— Start —

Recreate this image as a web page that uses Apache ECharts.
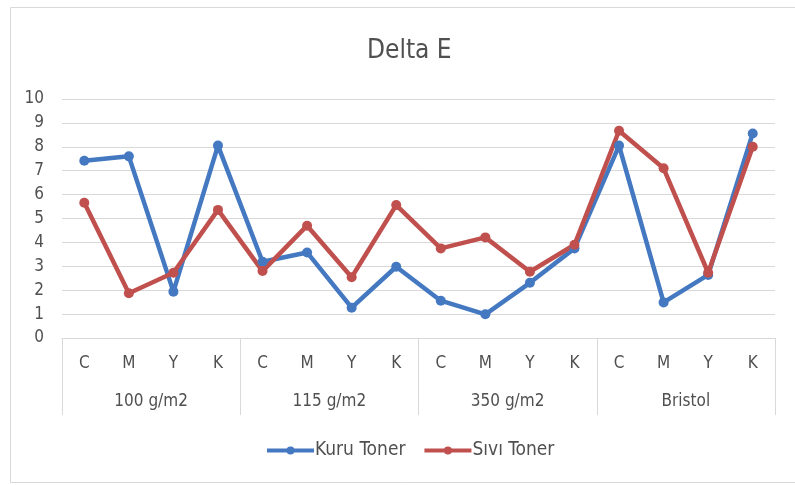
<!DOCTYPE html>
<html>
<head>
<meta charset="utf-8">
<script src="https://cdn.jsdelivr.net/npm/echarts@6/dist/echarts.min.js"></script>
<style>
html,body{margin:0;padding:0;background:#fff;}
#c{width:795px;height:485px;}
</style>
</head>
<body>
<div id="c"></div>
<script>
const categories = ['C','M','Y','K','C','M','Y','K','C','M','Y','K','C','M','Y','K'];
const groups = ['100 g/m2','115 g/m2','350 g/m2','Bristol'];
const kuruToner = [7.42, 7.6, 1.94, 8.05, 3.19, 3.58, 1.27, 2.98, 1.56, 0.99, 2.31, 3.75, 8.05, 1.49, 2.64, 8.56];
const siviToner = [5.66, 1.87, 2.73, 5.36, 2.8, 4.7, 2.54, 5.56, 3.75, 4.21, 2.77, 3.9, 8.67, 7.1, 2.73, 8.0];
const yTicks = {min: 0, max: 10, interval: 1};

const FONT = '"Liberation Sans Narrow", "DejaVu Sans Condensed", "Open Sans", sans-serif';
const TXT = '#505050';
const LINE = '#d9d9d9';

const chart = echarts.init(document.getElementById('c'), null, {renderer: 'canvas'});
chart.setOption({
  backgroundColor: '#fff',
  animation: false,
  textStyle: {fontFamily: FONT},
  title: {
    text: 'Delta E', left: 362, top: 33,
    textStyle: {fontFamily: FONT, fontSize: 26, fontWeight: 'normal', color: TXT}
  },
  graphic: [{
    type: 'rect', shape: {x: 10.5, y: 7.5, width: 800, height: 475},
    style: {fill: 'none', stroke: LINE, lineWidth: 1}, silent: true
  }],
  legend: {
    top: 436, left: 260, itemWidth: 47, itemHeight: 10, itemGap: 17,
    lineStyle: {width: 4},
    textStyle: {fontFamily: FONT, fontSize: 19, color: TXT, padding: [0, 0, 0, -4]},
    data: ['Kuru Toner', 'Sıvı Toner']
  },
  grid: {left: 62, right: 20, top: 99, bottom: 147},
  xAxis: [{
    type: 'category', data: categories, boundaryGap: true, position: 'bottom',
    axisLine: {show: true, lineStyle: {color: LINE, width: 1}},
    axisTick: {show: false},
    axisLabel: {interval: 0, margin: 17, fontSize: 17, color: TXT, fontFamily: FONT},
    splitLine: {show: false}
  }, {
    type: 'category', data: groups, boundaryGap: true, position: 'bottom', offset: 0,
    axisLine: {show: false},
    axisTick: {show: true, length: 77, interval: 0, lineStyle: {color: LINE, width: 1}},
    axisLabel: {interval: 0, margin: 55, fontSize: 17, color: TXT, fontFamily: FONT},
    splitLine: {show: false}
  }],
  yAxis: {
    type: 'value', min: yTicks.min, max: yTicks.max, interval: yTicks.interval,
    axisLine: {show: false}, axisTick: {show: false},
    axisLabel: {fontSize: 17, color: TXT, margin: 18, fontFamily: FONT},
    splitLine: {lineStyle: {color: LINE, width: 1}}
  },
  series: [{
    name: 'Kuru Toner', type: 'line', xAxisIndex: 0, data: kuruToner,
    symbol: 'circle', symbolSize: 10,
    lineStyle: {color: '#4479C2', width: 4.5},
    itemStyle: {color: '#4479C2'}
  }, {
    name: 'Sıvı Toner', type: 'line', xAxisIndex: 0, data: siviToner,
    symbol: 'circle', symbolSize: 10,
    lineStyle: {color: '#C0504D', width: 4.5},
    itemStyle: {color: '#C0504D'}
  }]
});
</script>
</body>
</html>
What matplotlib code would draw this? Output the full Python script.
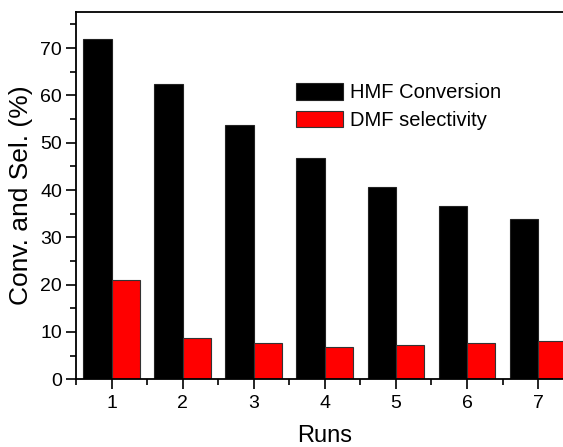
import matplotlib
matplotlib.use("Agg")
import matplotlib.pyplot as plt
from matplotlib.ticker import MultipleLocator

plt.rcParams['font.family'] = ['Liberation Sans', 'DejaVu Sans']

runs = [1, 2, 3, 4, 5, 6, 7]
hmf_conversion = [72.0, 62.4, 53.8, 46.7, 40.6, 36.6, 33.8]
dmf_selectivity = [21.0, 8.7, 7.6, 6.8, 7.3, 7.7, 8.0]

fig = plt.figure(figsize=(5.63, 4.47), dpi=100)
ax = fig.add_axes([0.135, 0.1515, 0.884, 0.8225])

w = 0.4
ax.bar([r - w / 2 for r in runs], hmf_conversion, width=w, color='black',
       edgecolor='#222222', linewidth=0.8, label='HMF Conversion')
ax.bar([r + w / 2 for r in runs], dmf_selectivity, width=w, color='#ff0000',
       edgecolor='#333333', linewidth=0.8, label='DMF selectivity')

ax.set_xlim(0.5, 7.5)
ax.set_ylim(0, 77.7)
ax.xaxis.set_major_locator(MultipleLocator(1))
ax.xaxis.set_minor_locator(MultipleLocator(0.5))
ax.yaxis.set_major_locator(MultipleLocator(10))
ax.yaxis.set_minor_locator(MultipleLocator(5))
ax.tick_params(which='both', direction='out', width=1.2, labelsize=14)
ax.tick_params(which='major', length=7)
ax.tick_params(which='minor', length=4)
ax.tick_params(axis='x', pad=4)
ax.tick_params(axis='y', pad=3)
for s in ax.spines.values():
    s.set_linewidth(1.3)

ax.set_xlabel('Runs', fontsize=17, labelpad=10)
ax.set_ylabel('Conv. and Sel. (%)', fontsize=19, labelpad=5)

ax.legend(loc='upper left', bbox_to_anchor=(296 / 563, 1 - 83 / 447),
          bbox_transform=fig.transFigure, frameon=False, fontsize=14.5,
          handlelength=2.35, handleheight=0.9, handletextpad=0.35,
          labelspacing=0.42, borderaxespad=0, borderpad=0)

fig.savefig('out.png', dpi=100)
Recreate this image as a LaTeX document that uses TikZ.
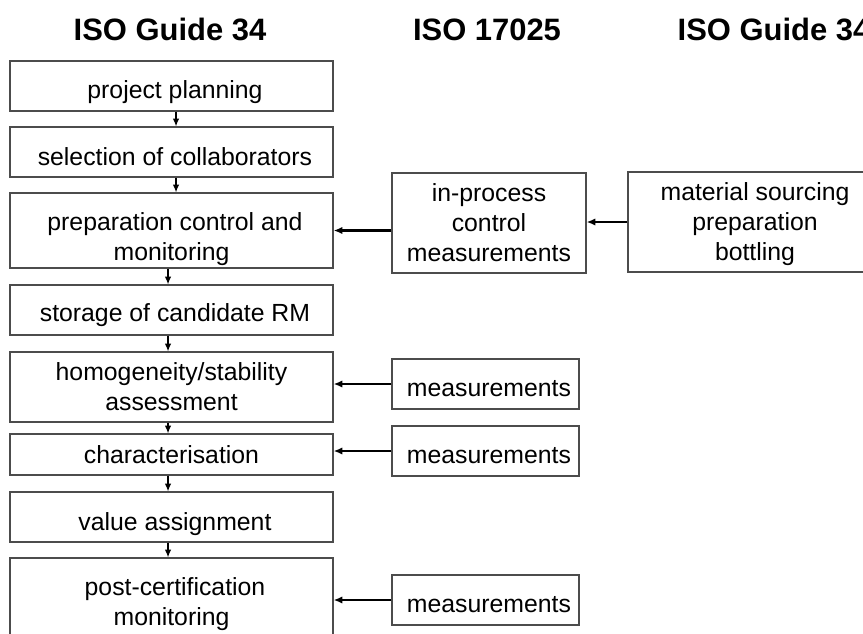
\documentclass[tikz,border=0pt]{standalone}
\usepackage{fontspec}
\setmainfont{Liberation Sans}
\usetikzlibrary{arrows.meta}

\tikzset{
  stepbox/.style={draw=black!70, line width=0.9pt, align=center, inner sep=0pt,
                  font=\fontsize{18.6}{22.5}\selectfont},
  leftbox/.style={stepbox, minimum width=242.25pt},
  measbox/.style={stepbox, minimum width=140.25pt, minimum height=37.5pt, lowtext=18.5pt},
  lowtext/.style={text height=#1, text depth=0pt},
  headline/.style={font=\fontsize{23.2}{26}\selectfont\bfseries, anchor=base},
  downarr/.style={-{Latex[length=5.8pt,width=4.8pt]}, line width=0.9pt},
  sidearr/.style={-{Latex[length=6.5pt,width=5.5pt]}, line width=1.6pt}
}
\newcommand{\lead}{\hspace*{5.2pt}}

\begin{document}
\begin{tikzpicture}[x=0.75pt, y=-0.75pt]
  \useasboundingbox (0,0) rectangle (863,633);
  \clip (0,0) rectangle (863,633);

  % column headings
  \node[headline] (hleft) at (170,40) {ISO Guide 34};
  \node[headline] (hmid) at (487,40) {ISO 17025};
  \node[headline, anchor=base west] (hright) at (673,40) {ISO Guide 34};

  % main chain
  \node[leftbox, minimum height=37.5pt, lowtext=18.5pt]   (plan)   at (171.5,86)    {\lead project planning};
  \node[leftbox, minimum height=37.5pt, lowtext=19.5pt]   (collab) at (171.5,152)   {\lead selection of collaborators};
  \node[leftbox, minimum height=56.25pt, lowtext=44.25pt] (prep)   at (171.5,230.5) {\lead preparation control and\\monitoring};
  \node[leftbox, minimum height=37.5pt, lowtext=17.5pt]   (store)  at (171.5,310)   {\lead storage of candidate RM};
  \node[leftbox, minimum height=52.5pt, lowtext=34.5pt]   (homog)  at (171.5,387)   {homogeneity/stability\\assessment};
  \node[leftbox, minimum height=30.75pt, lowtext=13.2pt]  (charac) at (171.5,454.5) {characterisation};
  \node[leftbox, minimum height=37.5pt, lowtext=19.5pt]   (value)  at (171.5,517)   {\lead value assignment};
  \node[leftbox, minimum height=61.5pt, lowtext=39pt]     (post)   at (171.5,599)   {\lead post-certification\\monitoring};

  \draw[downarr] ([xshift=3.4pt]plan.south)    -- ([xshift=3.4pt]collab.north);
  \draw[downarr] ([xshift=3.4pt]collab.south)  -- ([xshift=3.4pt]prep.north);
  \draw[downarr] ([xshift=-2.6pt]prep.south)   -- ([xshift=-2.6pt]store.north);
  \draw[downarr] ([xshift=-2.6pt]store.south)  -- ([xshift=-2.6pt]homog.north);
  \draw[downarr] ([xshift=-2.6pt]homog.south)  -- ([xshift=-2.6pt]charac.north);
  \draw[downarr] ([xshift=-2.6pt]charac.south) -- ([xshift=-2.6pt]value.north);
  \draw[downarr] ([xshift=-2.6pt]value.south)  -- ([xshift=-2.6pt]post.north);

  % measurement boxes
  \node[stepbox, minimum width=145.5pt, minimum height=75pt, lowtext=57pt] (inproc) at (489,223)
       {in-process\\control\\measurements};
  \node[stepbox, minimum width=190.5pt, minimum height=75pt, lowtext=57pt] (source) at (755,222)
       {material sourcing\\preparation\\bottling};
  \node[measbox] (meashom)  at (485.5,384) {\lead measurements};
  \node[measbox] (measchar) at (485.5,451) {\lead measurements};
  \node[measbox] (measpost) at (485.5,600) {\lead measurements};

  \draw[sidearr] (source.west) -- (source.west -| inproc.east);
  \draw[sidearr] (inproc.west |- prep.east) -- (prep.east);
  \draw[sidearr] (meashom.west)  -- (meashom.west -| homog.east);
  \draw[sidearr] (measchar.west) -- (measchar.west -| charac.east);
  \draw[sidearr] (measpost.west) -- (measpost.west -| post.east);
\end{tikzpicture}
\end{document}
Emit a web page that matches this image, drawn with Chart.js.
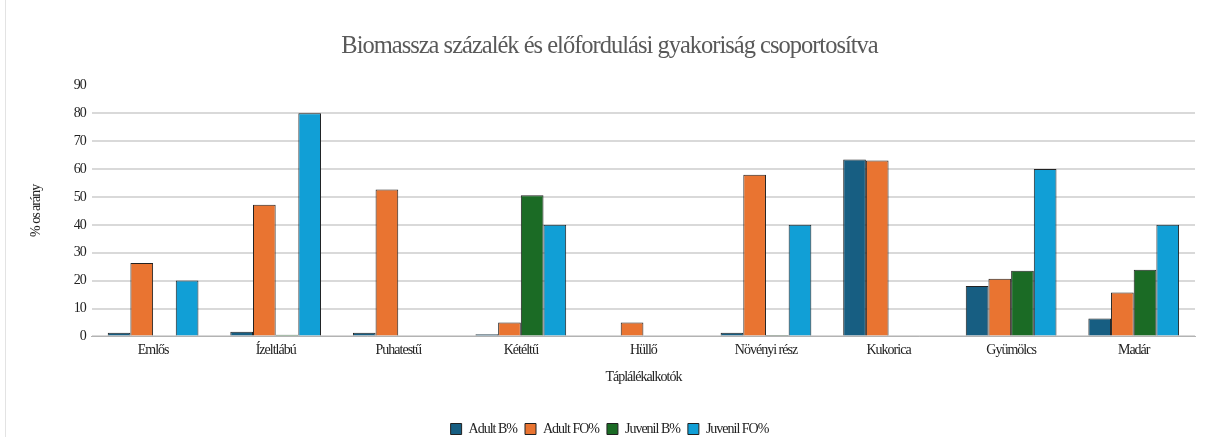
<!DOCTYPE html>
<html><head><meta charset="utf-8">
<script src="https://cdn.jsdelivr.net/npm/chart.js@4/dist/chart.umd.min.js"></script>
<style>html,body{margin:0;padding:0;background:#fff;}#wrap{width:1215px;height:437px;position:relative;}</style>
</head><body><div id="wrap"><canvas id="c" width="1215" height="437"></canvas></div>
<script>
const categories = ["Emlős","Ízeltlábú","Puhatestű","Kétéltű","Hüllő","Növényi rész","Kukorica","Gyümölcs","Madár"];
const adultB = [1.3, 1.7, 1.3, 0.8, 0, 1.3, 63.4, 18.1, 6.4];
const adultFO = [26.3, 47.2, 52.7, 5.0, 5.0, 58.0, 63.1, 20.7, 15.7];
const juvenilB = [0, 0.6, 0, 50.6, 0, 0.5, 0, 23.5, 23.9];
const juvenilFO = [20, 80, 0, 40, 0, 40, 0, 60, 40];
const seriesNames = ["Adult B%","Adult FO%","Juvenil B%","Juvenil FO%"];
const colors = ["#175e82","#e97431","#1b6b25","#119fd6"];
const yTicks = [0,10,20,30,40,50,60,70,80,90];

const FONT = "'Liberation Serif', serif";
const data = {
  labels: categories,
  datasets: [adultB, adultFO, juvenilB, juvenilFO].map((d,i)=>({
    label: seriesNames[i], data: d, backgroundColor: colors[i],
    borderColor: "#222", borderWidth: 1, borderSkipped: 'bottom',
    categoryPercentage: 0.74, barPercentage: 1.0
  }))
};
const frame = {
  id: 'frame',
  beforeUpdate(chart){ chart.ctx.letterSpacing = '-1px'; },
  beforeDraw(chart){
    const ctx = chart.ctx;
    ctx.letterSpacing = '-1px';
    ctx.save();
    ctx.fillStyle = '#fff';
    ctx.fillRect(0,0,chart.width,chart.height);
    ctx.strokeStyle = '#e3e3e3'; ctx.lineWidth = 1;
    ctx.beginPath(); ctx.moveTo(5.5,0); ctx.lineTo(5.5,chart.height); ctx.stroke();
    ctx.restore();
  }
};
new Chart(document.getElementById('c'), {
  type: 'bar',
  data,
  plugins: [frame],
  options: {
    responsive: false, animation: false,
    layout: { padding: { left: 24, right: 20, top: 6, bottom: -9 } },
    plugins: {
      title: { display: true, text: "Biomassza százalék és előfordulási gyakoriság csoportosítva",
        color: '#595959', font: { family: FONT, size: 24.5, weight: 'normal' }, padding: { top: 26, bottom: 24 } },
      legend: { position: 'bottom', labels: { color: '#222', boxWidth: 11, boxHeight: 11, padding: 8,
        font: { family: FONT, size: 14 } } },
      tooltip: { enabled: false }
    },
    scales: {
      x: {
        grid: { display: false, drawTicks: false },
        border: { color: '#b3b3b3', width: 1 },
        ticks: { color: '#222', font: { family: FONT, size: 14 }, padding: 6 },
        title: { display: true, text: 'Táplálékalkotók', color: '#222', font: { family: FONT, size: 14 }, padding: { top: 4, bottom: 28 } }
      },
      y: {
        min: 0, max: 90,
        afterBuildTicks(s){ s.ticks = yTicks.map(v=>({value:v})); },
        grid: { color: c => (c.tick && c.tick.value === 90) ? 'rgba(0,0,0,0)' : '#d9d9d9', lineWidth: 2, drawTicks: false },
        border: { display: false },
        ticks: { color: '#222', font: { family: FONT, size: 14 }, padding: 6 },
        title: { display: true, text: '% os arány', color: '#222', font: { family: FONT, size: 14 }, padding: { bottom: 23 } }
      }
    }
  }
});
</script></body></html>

— End —

Job |
Everything from the line with "What matplotlib code" down to the line with "fig.savefig('out.png', dpi=100)" in the data above should be copied exactly, with both end lines kept and the pictures left out.

Result for this exercise |
What matplotlib code would draw this? Output the full Python script.
import matplotlib
matplotlib.use("Agg")
import matplotlib.pyplot as plt
from matplotlib.ticker import MultipleLocator

plt.rcParams['font.family'] = ['Liberation Sans', 'DejaVu Sans']

runs = [1, 2, 3, 4, 5, 6, 7]
hmf_conversion = [72.0, 62.4, 53.8, 46.7, 40.6, 36.6, 33.8]
dmf_selectivity = [21.0, 8.7, 7.6, 6.8, 7.3, 7.7, 8.0]

fig = plt.figure(figsize=(5.63, 4.47), dpi=100)
ax = fig.add_axes([0.135, 0.1515, 0.884, 0.8225])

w = 0.4
ax.bar([r - w / 2 for r in runs], hmf_conversion, width=w, color='black',
       edgecolor='#222222', linewidth=0.8, label='HMF Conversion')
ax.bar([r + w / 2 for r in runs], dmf_selectivity, width=w, color='#ff0000',
       edgecolor='#333333', linewidth=0.8, label='DMF selectivity')

ax.set_xlim(0.5, 7.5)
ax.set_ylim(0, 77.7)
ax.xaxis.set_major_locator(MultipleLocator(1))
ax.xaxis.set_minor_locator(MultipleLocator(0.5))
ax.yaxis.set_major_locator(MultipleLocator(10))
ax.yaxis.set_minor_locator(MultipleLocator(5))
ax.tick_params(which='both', direction='out', width=1.2, labelsize=14)
ax.tick_params(which='major', length=7)
ax.tick_params(which='minor', length=4)
ax.tick_params(axis='x', pad=4)
ax.tick_params(axis='y', pad=3)
for s in ax.spines.values():
    s.set_linewidth(1.3)

ax.set_xlabel('Runs', fontsize=17, labelpad=10)
ax.set_ylabel('Conv. and Sel. (%)', fontsize=19, labelpad=5)

ax.legend(loc='upper left', bbox_to_anchor=(296 / 563, 1 - 83 / 447),
          bbox_transform=fig.transFigure, frameon=False, fontsize=14.5,
          handlelength=2.35, handleheight=0.9, handletextpad=0.35,
          labelspacing=0.42, borderaxespad=0, borderpad=0)

fig.savefig('out.png', dpi=100)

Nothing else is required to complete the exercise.